DIRECTIONS: Pictures stay out of this copy, which runs from the first line of the material through the line containing "string; dash: string;".

SOURCE EXCERPT:
------------------------------------------------------------------------

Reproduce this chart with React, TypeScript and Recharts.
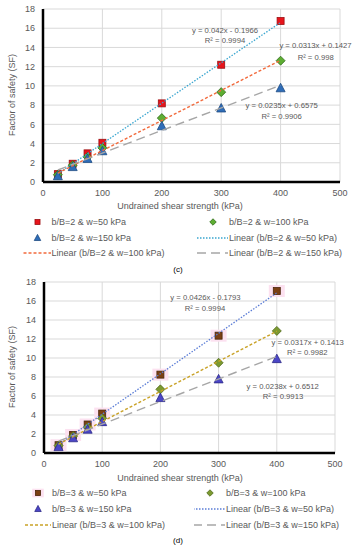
import React from 'react';
import { ScatterChart, Scatter, XAxis, YAxis, CartesianGrid } from 'recharts';

// ---------- data ----------
const shearStrength = [25, 50, 75, 100, 200, 300, 400];
const xTicks = [0, 100, 200, 300, 400, 500];
const yTicks = [0, 2, 4, 6, 8, 10, 12, 14, 16, 18];

// panel (c): b/B = 2
const sfC50 = [0.82, 1.9, 2.98, 4.08, 8.18, 12.2, 16.75];
const sfC100 = [0.75, 1.75, 2.6, 3.55, 6.65, 9.35, 12.62];
const sfC150 = [0.6, 1.55, 2.4, 3.2, 5.8, 7.65, 9.75];
const trendX = [25, 400];
const trendC50 = [0.85, 16.6];
const trendC100 = [0.92, 12.66];
const trendC150 = [1.25, 10.06];
const namesC = ['b/B=2 & w=50 kPa', 'b/B=2 & w=100 kPa', 'b/B=2 & w=150 kPa'];
const eqC = ['y = 0.042x - 0.1966', 'y = 0.0313x + 0.1427', 'y = 0.0235x + 0.6575'];
const r2C = ['R² = 0.9994', 'R² = 0.998', 'R² = 0.9906'];

// panel (d): b/B = 3
const sfD50 = [0.82, 1.9, 3.0, 4.15, 8.25, 12.35, 17.05];
const sfD100 = [0.78, 1.78, 2.7, 3.65, 6.7, 9.5, 12.85];
const sfD150 = [0.62, 1.55, 2.45, 3.25, 5.78, 7.75, 9.88];
const trendD50 = [0.89, 16.86];
const trendD100 = [0.93, 12.82];
const trendD150 = [1.25, 10.17];
const namesD = ['b/B=3 & w=50 kPa', 'b/B=3 & w=100 kPa', 'b/B=3 & w=150 kPa'];
const eqD = ['y = 0.0426x - 0.1793', 'y = 0.0317x + 0.1413', 'y = 0.0238x + 0.6512'];
const r2D = ['R² = 0.9994', 'R² = 0.9982', 'R² = 0.9913'];

const FONT = '"Liberation Sans", Arial, sans-serif';
const TXT = '#595959';

const toPts = (xs: number[], ys: number[]) => xs.map((x, i) => ({ x, y: ys[i] }));

type MarkerStyle = { kind: 'square' | 'diamond' | 'triangle'; fill: string; stroke: string; halo?: string };
type LineStyle = { stroke: string; dash: string; width: number };

function drawMarker(m: MarkerStyle, cx: number, cy: number, s: number = 1) {
  if (m.kind === 'square') {
    return (
      <g>
        {m.halo && <rect x={cx - 8 * s} y={cy - 6 * s} width={16 * s} height={12 * s} fill={m.halo} />}
        <rect x={cx - 3.5 * s} y={cy - 3.5 * s} width={7 * s} height={7 * s} fill={m.fill} stroke={m.stroke} strokeWidth={0.8} />
      </g>
    );
  }
  if (m.kind === 'diamond') {
    const r = 4.5 * s;
    return (
      <polygon
        points={`${cx},${cy - r} ${cx + r},${cy} ${cx},${cy + r} ${cx - r},${cy}`}
        fill={m.fill}
        stroke={m.stroke}
        strokeWidth={0.8}
      />
    );
  }
  return (
    <polygon
      points={`${cx},${cy - 5 * s} ${cx + 4.5 * s},${cy + 3.5 * s} ${cx - 4.5 * s},${cy + 3.5 * s}`}
      fill={m.fill}
      stroke={m.stroke}
      strokeWidth={0.8}
    />
  );
}

const makeShape = (m: MarkerStyle) => (p: any) => drawMarker(m, p.cx, p.cy);
const noShape = () => <g />;

type Annot = { text: string; x: number; y: number };

type PanelProps = {
  top: number;
  height: number;
  margin: { top: number; right: number; left: number; bottom: number };
  yWidth: number;
  series: number[][];
  trends: number[][];
  names: string[];
  markers: MarkerStyle[];
  lines: LineStyle[];
  annots: Annot[];
  yLabelCenter: number;
  xTitleY: number;
  legendRows: number[];
  legendCols: { marker: number; lineStart: number; text: number }[];
  caption: string;
  captionY: number;
};

function LegendItem({ row, col, marker, line, label }: any) {
  const svgLeft = col.text - 32;
  return (
    <div style={{ position: 'absolute', left: svgLeft, top: row - 6, height: 12, display: 'flex', alignItems: 'center', whiteSpace: 'nowrap' }}>
      <svg width={32} height={12} style={{ display: 'block' }}>
        {marker && drawMarker(marker, col.marker - svgLeft, 6, 0.72)}
        {line && (
          <line x1={col.lineStart - svgLeft} x2={31} y1={6} y2={6} stroke={line.stroke} strokeWidth={line.width} strokeDasharray={line.dash} />
        )}
      </svg>
      <span style={{ fontSize: 9, color: TXT, lineHeight: '12px' }}>{label}</span>
    </div>
  );
}

function Panel(p: PanelProps) {
  const items = [
    { marker: p.markers[0], label: p.names[0] },
    { marker: p.markers[1], label: p.names[1] },
    { marker: p.markers[2], label: p.names[2] },
    { line: p.lines[0], label: `Linear (${p.names[0]})` },
    { line: p.lines[1], label: `Linear (${p.names[1]})` },
    { line: p.lines[2], label: `Linear (${p.names[2]})` },
  ];
  return (
    <>
      <div style={{ position: 'absolute', left: 0, top: p.top }}>
        <ScatterChart width={355} height={p.height} margin={p.margin}>
          <CartesianGrid stroke="#d9d9d9" strokeWidth={1} />
          <XAxis
            type="number"
            dataKey="x"
            domain={[0, 500]}
            ticks={xTicks}
            interval={0}
            height={18}
            axisLine={{ stroke: '#000', strokeWidth: 2.5 }}
            tickLine={false}
            tick={{ fontSize: 9, fill: TXT, fontFamily: FONT }}
          />
          <YAxis
            type="number"
            dataKey="y"
            domain={[0, 18]}
            ticks={yTicks}
            interval={0}
            width={p.yWidth}
            axisLine={{ stroke: '#000', strokeWidth: 2.5 }}
            tickLine={false}
            tick={{ fontSize: 9, fill: TXT, fontFamily: FONT }}
          />
          {p.series.map((ys, i) => (
            <Scatter
              key={'s' + i}
              data={toPts(shearStrength, ys)}
              shape={makeShape(p.markers[i])}
              isAnimationActive={false}
            />
          ))}
          {p.trends.map((ys, i) => (
            <Scatter
              key={'t' + i}
              data={toPts(trendX, ys)}
              shape={noShape}
              line={{ stroke: p.lines[i].stroke, strokeWidth: p.lines[i].width, strokeDasharray: p.lines[i].dash }}
              isAnimationActive={false}
            />
          ))}
        </ScatterChart>
      </div>
      <div
        style={{
          position: 'absolute',
          left: 12 - 60,
          top: p.yLabelCenter - 6,
          width: 120,
          height: 12,
          lineHeight: '12px',
          textAlign: 'center',
          transform: 'rotate(-90deg)',
          fontSize: 9,
          color: TXT,
        }}
      >
        Factor of safety (SF)
      </div>
      <div style={{ position: 'absolute', left: 80, width: 200, top: p.xTitleY - 6, lineHeight: '12px', textAlign: 'center', fontSize: 9, color: TXT }}>
        Undrained shear strength (kPa)
      </div>
      {p.annots.map((a, i) => (
        <div
          key={'a' + i}
          style={{ position: 'absolute', left: a.x - 60, width: 120, top: a.y - 5, lineHeight: '10px', textAlign: 'center', fontSize: 7.7, color: TXT, whiteSpace: 'nowrap' }}
        >
          {a.text}
        </div>
      ))}
      {items.map((it, i) => (
        <LegendItem
          key={'l' + i}
          row={p.legendRows[Math.floor(i / 2)]}
          col={p.legendCols[i % 2]}
          marker={(it as any).marker}
          line={(it as any).line}
          label={it.label}
        />
      ))}
      <div style={{ position: 'absolute', left: 158, width: 40, top: p.captionY - 6, lineHeight: '12px', textAlign: 'center', fontSize: 8, color: '#000' }}>
        {p.caption}
      </div>
    </>
  );
}

export default function App() {
  const markersC: MarkerStyle[] = [
    { kind: 'square', fill: '#E8141B', stroke: '#9b0f12' },
    { kind: 'diamond', fill: '#5EAE32', stroke: '#2f6b1c' },
    { kind: 'triangle', fill: '#2F6DB8', stroke: '#1d4a82' },
  ];
  const linesC: LineStyle[] = [
    { stroke: '#3AA6D0', dash: '1.5 1.5', width: 1.3 },
    { stroke: '#F26A3C', dash: '3 2', width: 1.4 },
    { stroke: '#A6A6A6', dash: '9 5', width: 1.4 },
  ];
  const markersD: MarkerStyle[] = [
    { kind: 'square', fill: '#7B4013', stroke: '#4a260a', halo: '#FCE1F0' },
    { kind: 'diamond', fill: '#7C9A30', stroke: '#4f6a1c' },
    { kind: 'triangle', fill: '#4B46C6', stroke: '#2c2888' },
  ];
  const linesD: LineStyle[] = [
    { stroke: '#5B7DD6', dash: '1.5 1.5', width: 1.3 },
    { stroke: '#C9A227', dash: '3 2', width: 1.4 },
    { stroke: '#A6A6A6', dash: '9 5', width: 1.4 },
  ];
  return (
    <div style={{ position: 'absolute', left: 0, top: 0, width: 355, height: 550, background: '#fff', fontFamily: FONT, overflow: 'hidden' }}>
      <Panel
        top={0}
        height={200}
        margin={{ top: 9, right: 15, left: 0, bottom: 0 }}
        yWidth={43}
        series={[sfC50, sfC100, sfC150]}
        trends={[trendC50, trendC100, trendC150]}
        names={namesC}
        markers={markersC}
        lines={linesC}
        annots={[
          { text: eqC[0], x: 225, y: 30.7 },
          { text: r2C[0], x: 225, y: 41 },
          { text: eqC[1], x: 315.5, y: 46.3 },
          { text: r2C[1], x: 315.7, y: 57.7 },
          { text: eqC[2], x: 281.7, y: 106 },
          { text: r2C[2], x: 281.7, y: 117 },
        ]}
        yLabelCenter={95}
        xTitleY={205.7}
        legendRows={[221.7, 237.7, 253.3]}
        legendCols={[
          { marker: 37, lineStart: 23, text: 51.5 },
          { marker: 213, lineStart: 197, text: 229 },
        ]}
        caption="(c)"
        captionY={269.5}
      />
      <Panel
        top={270}
        height={201}
        margin={{ top: 12, right: 20, left: 0, bottom: 0 }}
        yWidth={44}
        series={[sfD50, sfD100, sfD150]}
        trends={[trendD50, trendD100, trendD150]}
        names={namesD}
        markers={markersD}
        lines={linesD}
        annots={[
          { text: eqD[0], x: 205.5, y: 298.3 },
          { text: r2D[0], x: 205, y: 309 },
          { text: eqD[1], x: 307.7, y: 342.7 },
          { text: r2D[1], x: 307.3, y: 353.3 },
          { text: eqD[2], x: 282.7, y: 386.7 },
          { text: r2D[2], x: 283, y: 397.3 },
        ]}
        yLabelCenter={367}
        xTitleY={478}
        legendRows={[493, 508.5, 524.5]}
        legendCols={[
          { marker: 38, lineStart: 25, text: 52 },
          { marker: 210, lineStart: 193, text: 226 },
        ]}
        caption="(d)"
        captionY={541}
      />
    </div>
  );
}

------------------------------------------------------------------------

PROBLEM SOLUTION:
Reproduce this chart with React, TypeScript and Recharts.
import React from 'react';
import { ScatterChart, Scatter, XAxis, YAxis, CartesianGrid } from 'recharts';

// ---------- data ----------
const shearStrength = [25, 50, 75, 100, 200, 300, 400];
const xTicks = [0, 100, 200, 300, 400, 500];
const yTicks = [0, 2, 4, 6, 8, 10, 12, 14, 16, 18];

// panel (c): b/B = 2
const sfC50 = [0.82, 1.9, 2.98, 4.08, 8.18, 12.2, 16.75];
const sfC100 = [0.75, 1.75, 2.6, 3.55, 6.65, 9.35, 12.62];
const sfC150 = [0.6, 1.55, 2.4, 3.2, 5.8, 7.65, 9.75];
const trendX = [25, 400];
const trendC50 = [0.85, 16.6];
const trendC100 = [0.92, 12.66];
const trendC150 = [1.25, 10.06];
const namesC = ['b/B=2 & w=50 kPa', 'b/B=2 & w=100 kPa', 'b/B=2 & w=150 kPa'];
const eqC = ['y = 0.042x - 0.1966', 'y = 0.0313x + 0.1427', 'y = 0.0235x + 0.6575'];
const r2C = ['R² = 0.9994', 'R² = 0.998', 'R² = 0.9906'];

// panel (d): b/B = 3
const sfD50 = [0.82, 1.9, 3.0, 4.15, 8.25, 12.35, 17.05];
const sfD100 = [0.78, 1.78, 2.7, 3.65, 6.7, 9.5, 12.85];
const sfD150 = [0.62, 1.55, 2.45, 3.25, 5.78, 7.75, 9.88];
const trendD50 = [0.89, 16.86];
const trendD100 = [0.93, 12.82];
const trendD150 = [1.25, 10.17];
const namesD = ['b/B=3 & w=50 kPa', 'b/B=3 & w=100 kPa', 'b/B=3 & w=150 kPa'];
const eqD = ['y = 0.0426x - 0.1793', 'y = 0.0317x + 0.1413', 'y = 0.0238x + 0.6512'];
const r2D = ['R² = 0.9994', 'R² = 0.9982', 'R² = 0.9913'];

const FONT = '"Liberation Sans", Arial, sans-serif';
const TXT = '#595959';

const toPts = (xs: number[], ys: number[]) => xs.map((x, i) => ({ x, y: ys[i] }));

type MarkerStyle = { kind: 'square' | 'diamond' | 'triangle'; fill: string; stroke: string; halo?: string };
type LineStyle = { stroke: string; dash: string; width: number };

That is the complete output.